The dissolution of authorship is intrinsic to the act of translation. Far from being mechanical vessels for the words of another, translators invariably leave a phantom imprint of themselves upon a piece of writing. They are the invisible co-authors of a text, the ghost writers who flit across linguistic frontiers, flirting with multiple literary identities. It seems unsurprising, then, that the most elusive of Portuguese modernist poets, the godfather of urban melancholia and man of many selves, Fernando Pessoa, should have worked as a translator for much of his life.
Pessoa’s writing spans countless styles and modes, but perhaps his most famous innovation lies in his use of ‘heteronyms,’ the multiple literary identities under which he wrote. Centred around the core triumvirate of Alberto Caeiro, Ricardo Reis, and Álvaro de Campos, Pessoa’s heteronyms continue to be discovered today, with over 130 currently known to us. Some of the heteronyms are even characterized by linguistic divisions, such as Alexander Search who wrote uniquely in English. As Pessoa scholar Darlene Sadlier points out, Pessoa’s splintering of authorship was in a sense symptomatic of the “general crisis of subjectivity in nineteenth and twentieth-century philosophy,” suggesting that the self is something to be created rather than preordained, and, therefore, that it can contain multitudes.
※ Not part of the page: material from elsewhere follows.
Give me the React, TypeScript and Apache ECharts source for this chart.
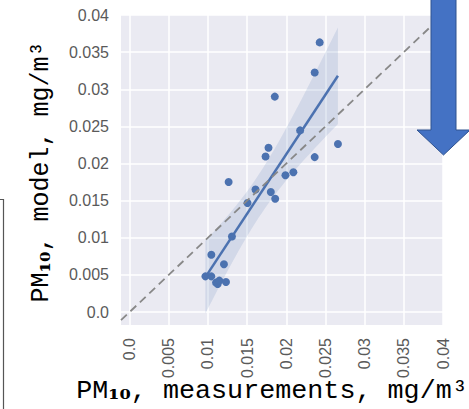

This summer has seen the publication of a new English edition of the work that brought Pessoa posthumous renown, the modernist masterpiece entitled The Book of Disquiet. The publication history of this work has become the stuff of legends. On his death in 1935 aged forty-seven, Pessoa left behind at least two large wooden trunks filled with thousands upon thousands of scribbled scraps of manuscript paper, a life’s work in fragmentary form. Out of these fragments, Pessoa’s project for a work called Livro do Desassossego (once translated as The Book of Disquietude, now as The Book of Disquiet) was discovered, but the “book” was found to have multiple authors, no discernible order, and was never completed. Here was the ultimate modernist text: a “deconstructed” book that could be infinitely reassembled out of thousands of scraps of paper lying in a trunk.